TensorSpeech / TensorFlowASR

:zap: TensorFlowASR: Almost State-of-the-art Automatic Speech Recognition in Tensorflow 2. Supported languages that can use characters or subwords
https://huylenguyen.com/asr
Apache License 2.0
916 stars 242 forks source link

Question: Dataset #139

Open n0tOdd opened 3 years ago

n0tOdd commented 3 years ago

Hey i just wanted to ask if this idea is just garbage or if its something that could work. im trying to create a model for the norwegian language but i cant find any good datasets for our language, the only one i can find makes a shitty model that dosent understand half of what im saying. So i was thinking about creating a crawler to run on sites with norwegian videos that have subtitles and use youtube-dl to download the videos/subtitles and later convert the video file into short wav files with ffmpeg and save it as audioname1.wav and audioname1.wav to create a fresh dataset for my language. If this is something that could work, it should be capable of creating datasets for most languages and create a fully automated self teaching model for the language needed so im crossing my fingers for this being a good idea

tund commented 3 years ago

Hi @n0tMaster , after downloading the videos and subtitles, you would need to segment them into smaller chunks, for example, sentences. I dont think it's easy to do properly. You also might want to look at wav2vec 2.0 model. It's semi-supervised framework, so you dont need a lot of labeled data (transcripted audio).

n0tOdd commented 3 years ago

yeah thats why i take the subtitle file and use every entry from this to create smaler audio files with ffmpeg, the files i get after this has a length from 2-9 seconds and all the transcriptions ive checked manualy only contains one sentence. is this to long audio files or can this be used?

I just finished a test run where it downloaded 500GB of tv shows with subtitles and created audio files and text files matching the spoken words of the audio file, its just been running for a hour training deepspeech2 and the evaluation run has a ctc loss of 87.80209, i have no idea whats a good ctc loss after a hour of training is, but its better than what i got on the 20GB corpus i found for training the norwegian language so im keeping my fingers crossed for this to work

mjurkus commented 3 years ago

Might want to contribute to https://commonvoice.mozilla.org/en/languages to enable crowdsourcing for your language. That's what I did at least. And then promote the hell out of that thing to get ppl to contribute.

Using videos or audiobooks or something like that might be an issue - licensing, GDPR, and so on.

n0tOdd commented 3 years ago

Yeah i know licensing can be a problem so i sendt an email to the provider im grabbing the videos from and got the permission to use there data for training, but i am not allowed to share the dataset, only the finished product.

but i dont know if this is any good to use, im half way on epoch 2 now and the ctc loss with deepspeech2 is still at86.69503 so its 1 better on the loss after 15 hours of training, anybody have some experience with training deepspeech2 and can tell me if this is a ok result after 15 hours of training?

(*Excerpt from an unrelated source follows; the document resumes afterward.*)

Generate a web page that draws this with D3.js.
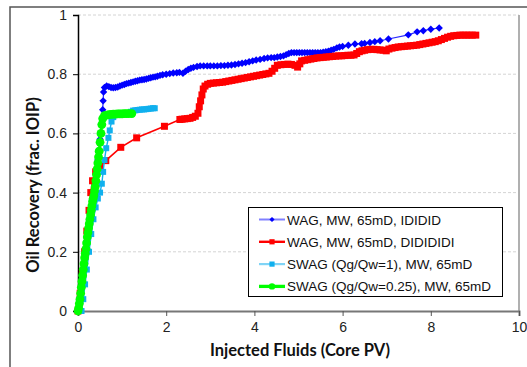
<!DOCTYPE html>
<html>
    <head>
        <title>Oil Recovery</title>
        <meta charset="UTF-8">
        <script src="https://d3js.org/d3.v7.min.js"></script>
        <style>
            body{margin:0;background:#fff;}
        </style>
    </head>
    <body>
        <script>
            var w=527,h=367;

            // data: [injected PV, recovery]
            var wagIDIDID = [[0,0],[0.05,0.05],[0.1,0.11],[0.15,0.16],[0.2,0.21],[0.25,0.27],[0.3,0.32],[0.35,0.38],[0.4,0.44],[0.45,0.51],[0.5,0.58],[0.53,0.63],[0.56,0.68],[0.57,0.71],[0.58,0.74],[0.6,0.755],[0.65,0.76],[0.7,0.758],[0.75,0.755],[0.8,0.754],[0.85,0.755],[0.9,0.757],[0.95,0.76],[1.0,0.763],[1.05,0.765],[1.1,0.768],[1.15,0.77],[1.2,0.772],[1.25,0.774],[1.3,0.776],[1.35,0.778],[1.4,0.78],[1.45,0.781],[1.5,0.782],[1.55,0.784],[1.6,0.786],[1.65,0.788],[1.7,0.79],[1.75,0.791],[1.8,0.793],[1.86,0.796],[1.92,0.798],[2.0,0.8],[2.08,0.802],[2.16,0.804],[2.24,0.805],[2.3,0.806],[2.38,0.803],[2.44,0.81],[2.5,0.816],[2.56,0.82],[2.62,0.823],[2.7,0.826],[2.77,0.828],[2.85,0.828],[2.93,0.828],[3.0,0.828],[3.08,0.828],[3.16,0.828],[3.24,0.829],[3.32,0.829],[3.4,0.83],[3.48,0.831],[3.56,0.833],[3.64,0.835],[3.72,0.837],[3.8,0.839],[3.88,0.842],[3.96,0.845],[4.04,0.848],[4.13,0.85],[4.22,0.853],[4.3,0.855],[4.38,0.856],[4.45,0.856],[4.52,0.858],[4.59,0.86],[4.66,0.862],[4.72,0.866],[4.78,0.87],[4.84,0.873],[4.9,0.873],[4.96,0.873],[5.02,0.873],[5.08,0.873],[5.14,0.873],[5.2,0.873],[5.26,0.873],[5.32,0.873],[5.38,0.873],[5.44,0.873],[5.5,0.873],[5.56,0.874],[5.62,0.876],[5.68,0.878],[5.74,0.881],[5.8,0.884],[5.87,0.889],[5.93,0.892],[6.0,0.894],[6.13,0.898],[6.28,0.902],[6.43,0.903],[6.5,0.904],[6.62,0.907],[6.73,0.91],[6.85,0.913],[7.04,0.919],[7.49,0.933],[7.69,0.943],[7.83,0.947],[8.0,0.952],[8.19,0.956]];

            var wagDIDIDIDI = [[0,0],[0.05,0.06],[0.1,0.13],[0.15,0.2],[0.2,0.27],[0.25,0.34],[0.29,0.4],[0.33,0.44],[0.4,0.47],[0.5,0.49],[0.63,0.508],[0.97,0.553],[1.33,0.585],[1.96,0.624],[2.31,0.647],[2.36,0.648],[2.42,0.649],[2.48,0.65],[2.54,0.651],[2.6,0.654],[2.66,0.658],[2.72,0.668],[2.75,0.69],[2.78,0.71],[2.81,0.73],[2.84,0.75],[2.88,0.76],[2.94,0.766],[3.0,0.769],[3.07,0.77],[3.14,0.771],[3.21,0.772],[3.28,0.773],[3.35,0.775],[3.42,0.777],[3.49,0.779],[3.56,0.781],[3.63,0.783],[3.7,0.785],[3.77,0.787],[3.84,0.789],[3.91,0.791],[3.98,0.793],[4.05,0.795],[4.12,0.797],[4.19,0.799],[4.26,0.801],[4.33,0.803],[4.4,0.81],[4.46,0.82],[4.52,0.83],[4.6,0.832],[4.68,0.833],[4.76,0.834],[4.84,0.833],[4.92,0.83],[4.98,0.824],[5.03,0.835],[5.07,0.845],[5.14,0.847],[5.21,0.849],[5.28,0.851],[5.35,0.853],[5.42,0.855],[5.49,0.856],[5.56,0.857],[5.63,0.858],[5.7,0.859],[5.77,0.86],[5.84,0.861],[5.91,0.862],[5.98,0.862],[6.05,0.863],[6.12,0.864],[6.19,0.864],[6.26,0.865],[6.32,0.87],[6.38,0.876],[6.44,0.879],[6.5,0.881],[6.57,0.883],[6.64,0.884],[6.71,0.884],[6.78,0.883],[6.85,0.882],[6.92,0.881],[6.99,0.879],[7.05,0.885],[7.12,0.888],[7.19,0.89],[7.26,0.892],[7.33,0.893],[7.4,0.894],[7.47,0.895],[7.54,0.896],[7.61,0.897],[7.68,0.898],[7.75,0.9],[7.82,0.902],[7.89,0.904],[7.96,0.906],[8.03,0.908],[8.1,0.91],[8.17,0.913],[8.24,0.917],[8.31,0.921],[8.38,0.925],[8.45,0.928],[8.52,0.93],[8.59,0.931],[8.66,0.932],[8.73,0.932],[8.8,0.932],[8.87,0.932],[8.94,0.932],[9.02,0.932]];

            var swagQ1 = [[0.08,0],[0.12,0.04],[0.16,0.09],[0.2,0.14],[0.25,0.2],[0.3,0.26],[0.35,0.31],[0.4,0.35],[0.45,0.38],[0.5,0.4],[0.54,0.43],[0.57,0.47],[0.6,0.51],[0.64,0.55],[0.69,0.585],[0.72,0.61],[0.76,0.64],[0.8,0.655],[0.85,0.664],[0.9,0.668],[0.95,0.669],[1.0,0.669],[1.05,0.668],[1.1,0.668],[1.15,0.669],[1.2,0.673],[1.25,0.677],[1.3,0.678],[1.35,0.679],[1.4,0.68],[1.45,0.681],[1.5,0.681],[1.55,0.682],[1.6,0.683],[1.65,0.684],[1.7,0.685],[1.74,0.685]];

            var swagQ025 = [[0,0],[0.015,0.01],[0.03,0.025],[0.045,0.04],[0.06,0.06],[0.075,0.08],[0.09,0.1],[0.105,0.12],[0.12,0.14],[0.135,0.16],[0.15,0.18],[0.165,0.195],[0.18,0.21],[0.195,0.23],[0.21,0.25],[0.225,0.265],[0.24,0.28],[0.255,0.295],[0.27,0.31],[0.285,0.325],[0.3,0.34],[0.315,0.355],[0.33,0.37],[0.345,0.38],[0.36,0.39],[0.375,0.405],[0.39,0.42],[0.405,0.44],[0.42,0.46],[0.435,0.48],[0.45,0.5],[0.465,0.52],[0.48,0.54],[0.5,0.57],[0.52,0.6],[0.54,0.63],[0.56,0.65],[0.6,0.66],[0.65,0.662],[0.7,0.663],[0.75,0.664],[0.8,0.665],[0.85,0.665],[0.9,0.666],[0.95,0.666],[1.0,0.666],[1.05,0.667],[1.1,0.667],[1.15,0.667],[1.22,0.667]];

            var seriesNames = ["WAG, MW, 65mD, IDIDID","WAG, MW, 65mD, DIDIDIDI","SWAG (Qg/Qw=1), MW, 65mD","SWAG (Qg/Qw=0.25), MW, 65mD"];
            var xTicks = [0,2,4,6,8,10];
            var yTicks = [0,0.2,0.4,0.6,0.8,1];

            var series = [
                {name:seriesNames[0],data:wagIDIDID,color:"#0000ff",line:"#2a2aff",lw:1.2,legLine:"#8080ff",mark:"diamond",ms:3.7},
                {name:seriesNames[1],data:wagDIDIDIDI,color:"#ff0000",line:"#ff0000",lw:1.6,legLine:"#ff0000",mark:"square",ms:3.5},
                {name:seriesNames[2],data:swagQ1,color:"#10b0ee",line:"#10b0ee",lw:1.4,legLine:"#80d4f6",mark:"square",ms:3},
                {name:seriesNames[3],data:swagQ025,color:"#00ff00",line:"#00ff00",lw:2.5,legLine:"#00ff00",mark:"circle",ms:4.4}
            ];

            var x = d3.scaleLinear().domain([0,10]).range([78,519]);
            var y = d3.scaleLinear().domain([0,1]).range([311,15]);

            var svg = d3.select("body").append("svg")
                    .attr("width",w).attr("height",h);

            // outer chart frame
            svg.append("rect")
                    .attr("x",10).attr("y",7)
                    .attr("width",600).attr("height",400)
                    .attr("fill","none").attr("stroke","#555").attr("stroke-width",1.5);

            // gridlines
            svg.selectAll(".grid").data(yTicks.slice(1)).enter()
                    .append("line")
                    .attr("x1",x(0)).attr("x2",x(10))
                    .attr("y1",function(d){return y(d);})
                    .attr("y2",function(d){return y(d);})
                    .attr("stroke","#d4d4d4").attr("stroke-width",1)
                    .attr("stroke-dasharray","3,2");

            // right border of plot area
            svg.append("line")
                    .attr("x1",x(10)).attr("x2",x(10))
                    .attr("y1",y(1)).attr("y2",y(0))
                    .attr("stroke","#b0b0b0").attr("stroke-width",2);

            var xAxis = svg.append("g")
                    .attr("transform","translate(0,"+y(0)+")")
                    .call(d3.axisBottom(x).tickValues(xTicks).tickSize(5).tickPadding(6).tickFormat(d3.format("d")));
            xAxis.select(".domain").attr("stroke","#777").attr("stroke-width",2);
            xAxis.selectAll(".tick line").attr("stroke","#555");

            var yAxis = svg.append("g")
                    .attr("transform","translate("+x(0)+",0)")
                    .call(d3.axisLeft(y).tickValues(yTicks).tickSize(5).tickPadding(6).tickFormat(function(d){return d===0||d===1?String(d):d3.format(".1f")(d);}));
            yAxis.select(".domain").attr("stroke","#000").attr("stroke-width",1.5);
            yAxis.selectAll(".tick line").attr("stroke","#000");

            svg.selectAll(".tick text")
                    .attr("font-family","Liberation Sans, Arial, sans-serif")
                    .attr("font-size",14).attr("fill","#222");

            // axis titles
            svg.append("text")
                    .attr("x",300).attr("y",356)
                    .attr("text-anchor","middle")
                    .attr("font-family","Lato, sans-serif").attr("font-weight","bold")
                    .attr("font-size",16.5).attr("fill","#111")
                    .text("Injected Fluids (Core PV)");
            svg.append("text")
                    .attr("transform","translate(39,185) rotate(-90)")
                    .attr("text-anchor","middle")
                    .attr("font-family","Lato, sans-serif").attr("font-weight","bold")
                    .attr("font-size",16.5).attr("fill","#111")
                    .text("Oil Recovery (frac. IOIP)");

            function drawMarker(g,s,cx,cy,r){
                if(s.mark==="diamond"){
                    g.append("path")
                        .attr("d","M"+cx+","+(cy-r)+"L"+(cx+r)+","+cy+"L"+cx+","+(cy+r)+"L"+(cx-r)+","+cy+"Z")
                        .attr("fill",s.color);
                }else if(s.mark==="square"){
                    g.append("rect")
                        .attr("x",cx-r).attr("y",cy-r)
                        .attr("width",2*r).attr("height",2*r)
                        .attr("fill",s.color);
                }else{
                    g.append("circle")
                        .attr("cx",cx).attr("cy",cy).attr("r",r)
                        .attr("fill",s.color);
                }
            }

            var line = d3.line()
                    .x(function(d){return x(d[0]);})
                    .y(function(d){return y(d[1]);});

            var plot = svg.append("g");
            series.forEach(function(s){
                var g = plot.append("g");
                g.append("path")
                    .datum(s.data)
                    .attr("d",line)
                    .attr("fill","none")
                    .attr("stroke",s.line)
                    .attr("stroke-width",s.lw);
                s.data.forEach(function(d){
                    drawMarker(g,s,x(d[0]),y(d[1]),s.ms);
                });
            });

            // legend
            var leg = svg.append("g");
            leg.append("rect")
                    .attr("x",248.5).attr("y",207.5)
                    .attr("width",254).attr("height",89)
                    .attr("fill","#fff").attr("stroke","#000").attr("stroke-width",1);
            series.forEach(function(s,i){
                var ly = 219.5+i*22.3;
                leg.append("line")
                    .attr("x1",259).attr("x2",285)
                    .attr("y1",ly).attr("y2",ly)
                    .attr("stroke",s.legLine).attr("stroke-width",s.lw+0.8);
                drawMarker(leg,s,272,ly,s.mark==="circle"?3.2:2.6);
                leg.append("text")
                    .attr("x",287).attr("y",ly+5)
                    .attr("font-family","Liberation Sans, Arial, sans-serif")
                    .attr("font-size",13.5).attr("fill","#111")
                    .text(s.name);
            });
        </script>
    </body>
</html>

Its the first time ive managed to get a speech to text framework up and running so i have no idea what im doing, thats why this thread is probably gonna end up with a bunch of questions from me and to everybody that has answerd and everybody thats gonna answer in the future. Thank you very much for all youre responses, its gonna save me ages of time trying to learn everything here by googling all around

yeah ive been on the mozzilas commonvoice pages a little bit but non of my friends udnerstand why im intrested in this, so im having a hard time getting any contributions from them, and im a lazy guy so i loss intrest to fast when im just talking to the computer screen, thats why i started on the idea of using videos instead

mjurkus commented 3 years ago

I haven't used this implementation of DeepSepeech2 and can't comment on it. How much data do you have? In hours? With different implementations (on PyTorch) I had about 150 hours of data (and I got feedback, that it's really not enough) and trained for at least 5 days to get something reasonable, but it still sucked :D

The loss metric should not your main indicator. It's useful when training, but in the end, you want to check the accuracy of the model. In this case WER/CER. You can stop training - do test, check the error rates and decide if it's good enough for you.

Try sharing on reddit other social media to get more attention for getting mode voices.